I’ve also noticed something else that has less to do with a busy life and has more to do with a busy heart. I think sometimes you forget that I can see the unseen, that I can see the traffic jam of congestion that fills your spirit on most days. I was listening in to your inner conversation just this week and I couldn’t believe my ears…my heart broke from your brokenness. I thought I’d speak back to you some of the thoughts that were bouncing around inside of you this last week: “I will never find a good friend.” “No one really knows who I am and what I feel.” “I wish I could change almost everything about my body.” “Why does it look so easy for everyone else?” “I can’t stand her.” “I hate my stinkin’ life right now!” “I wish I wasn’t so irritable and cranky.” “I feel so lonely.” “My husband is a loser.” “Why is everybody so fake?” “I don’t trust a single soul.” “If God is real, why am I the only one that can’t connect with him?”
That last thought just cut me to the quick. I started to tear up and get angry at the same time. Oh, I wasn’t angry at you. I was so frustrated that I couldn’t take on flesh and just come to your rescue, assuring you of my presence with a nice long hug. Believe me, I want to be close to you way more than you want to be close to me…sometimes it’s all I can do to hold myself back from just ripping the veil apart between faith and sight…but I can’t; it has to be this way. It is what I call “faith love” and it is the kind of love the means the most to me. I love feeling this love from you in the times when you’re free enough to offer it. It gives me--what do you call them?--goosebumps. I feel everything inside of me explode with pure life. You make me feel that way.
I guess that’s why I’m like a groom on his wedding day…I can’t wait to be with you away from all the stuff that gets between you and me on most days. I will have you all to myself. I know that sounds selfish, but if you loved me as much as I love you, you would understand the strength of those words. I am sick of not being close to you, literally sick. Sick with longing. Sick with loneliness. Sick with love.
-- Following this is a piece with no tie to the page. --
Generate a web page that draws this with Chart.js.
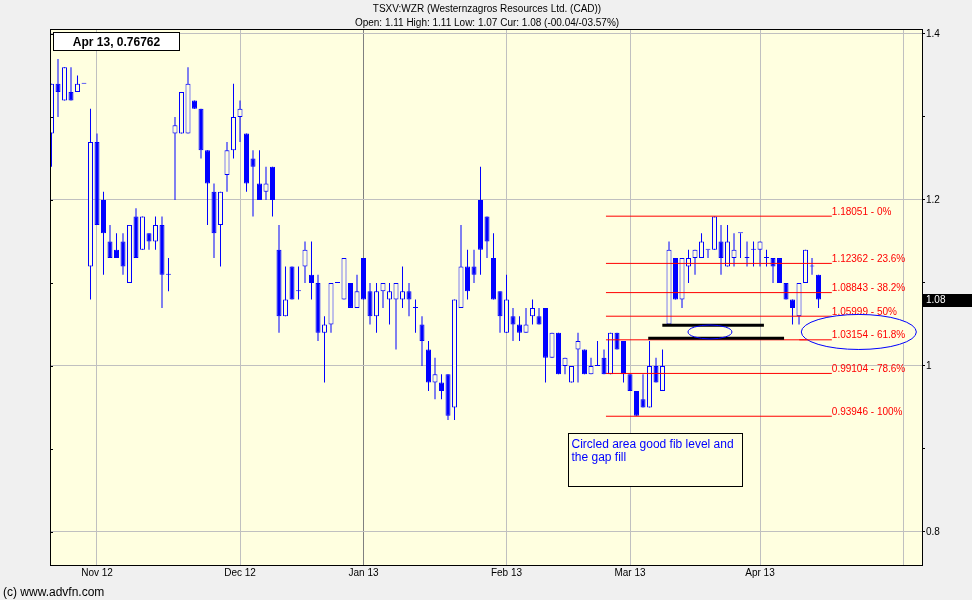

Some people get homesick, I get daughtersick. I love being with my daughters, but not nearly as much as I love being with my daughter. You.
I hope you can relax the next couple days. Let me carry your burdens the next couple days, ok? You just crawl up into my lap like my beautiful little girl and let me hold you, sing to you…
Whisper to you…
“You’re my girl and everything’s going to be alright.”
“Let my love hold you, my precious daughter.”
Oh, I’m so glad you’re finally here. Welcome to my love, My Love.